In a recent case a housing developer has been prosecution for a failure to respond to a subject access request as required by the legislation. This is after they ignored an enforcement notice from the data watchdog in the UK, the Information Commissioner Office (ICO), which ordered them to comply with the law.
What are the main rules?
The events of this prosecution relate to an incident that occurred in 2017. At that time, the relevant legislation was the Data Protection Act 1998, which stated that the company had 40 calendar days to provide the required information. This did not happen and the individual complained to the ICO and the enforcement notice followed.
What happened at court?
The company pleaded guilty and to a charge of failing to comply with an enforcement notice. It was fined £300, with a £30 victim surcharge, and was ordered to pay £1,133.75 towards prosecution costs.

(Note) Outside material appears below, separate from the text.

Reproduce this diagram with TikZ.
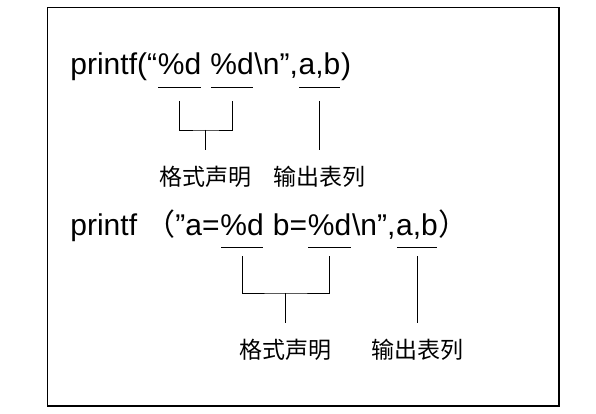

What can we learn from this?
As you may be aware, the GDPR and the Data Protection Act 2018 came into force on 25 May 2018. The new law changed some of the rules around SAR's.
Main points include:
- A SAR does not require a specific format, it can be in a letter, email or verbal;
- Organisations must act on the request without undue delay and at the latest within one month of receipt;
- In most cases organisations cannot charge a fee to deal with a request;
- Organisations must provide specified information to the person making the request;
- There are clear rules around calculating the one month time limit.